If Washington is assuming that Burma’s recent (bullshit) elections and the release of its most famous political prisoner means that we can lead the country into a future awash in democracy and rainbows, that would be a little too lovely to be believed. But that the Obama administration is cautiously optimistic, or that it senses wee little steps toward progress, and that there’s an opportunity for the United States to get involved and nudge it along? Yeah. Maybe.
For decades, our policy has been to sanction Burma and wag our finger at it. I’ve long been a proponent of more engagement with the country. Though nobody wants to look like they’re befriending bad guys, and there’s no proof that getting more involved with Burma will work, there is proof of one thing: That the policy we’ve been pursuing so far does not work. Our sanctions are meaningless, because a) lots of other countries are happy to buy the Burmese resources we won’t; b) the goods we sanction can still make it to us via roads like smuggling; and c) there are loopholes in our sanctions that still allow Chevron to operate there and make the regime big money.
We’re not lifting the sanctions yet—and, for the aforementioned reasons, I kind of doubt Burma really cares—but we are starting assistance to programs that deliver health care, microlending, English instruction, and help for land mine victims. Regardless of whether you’re of the school of thought that aid to corrupt/underdeveloped nations is enabling/infantilizing, this aid at least has the possibility of creating leverage, like the kind the United States and Germany wielded against Uganda when it proposed killing gay people. It’s a long, long road to reconciling of Burma’s problems, like, say, the systematic government-perpetrated rape and torture and ethnic cleansing going on its borderlands, issues Clinton says she “raised directly with the government” on her trip. That mention over lunch is unlikely to save lives. But what past administrations have said to Burma is, “Hey, not that there’s any reason for you to listen, because we give you/cooperate with you on absolutely nothing, and you’re dead to us. But: In our opinion, you should stop slaughtering people.” Moving forward, the conversation might be a little more compelling when it sounds like, “Hey, stop slaughtering people. We give you money.”

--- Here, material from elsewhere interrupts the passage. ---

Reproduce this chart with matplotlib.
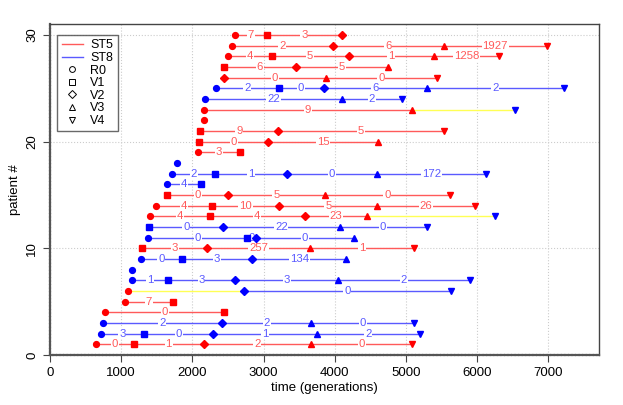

Burma has long been run by assholes. It remains to be seen whether the president and parliamentarians put in power by the elections are as big of assholes as the assholes who led before them. And at the very least, the Burmese people will be getting the chance for more medicine and education and microloans. It can’t hurt for trying to befriend Burma and empower the population. The former has a shot, and let’s definitely hear it for the latter. I’m not necessarily given to bouts of optimism, even the cautious kind, but if there’s anything we were reminded of this year, it’s that an empowered population is the the best tool of all against repressive regimes.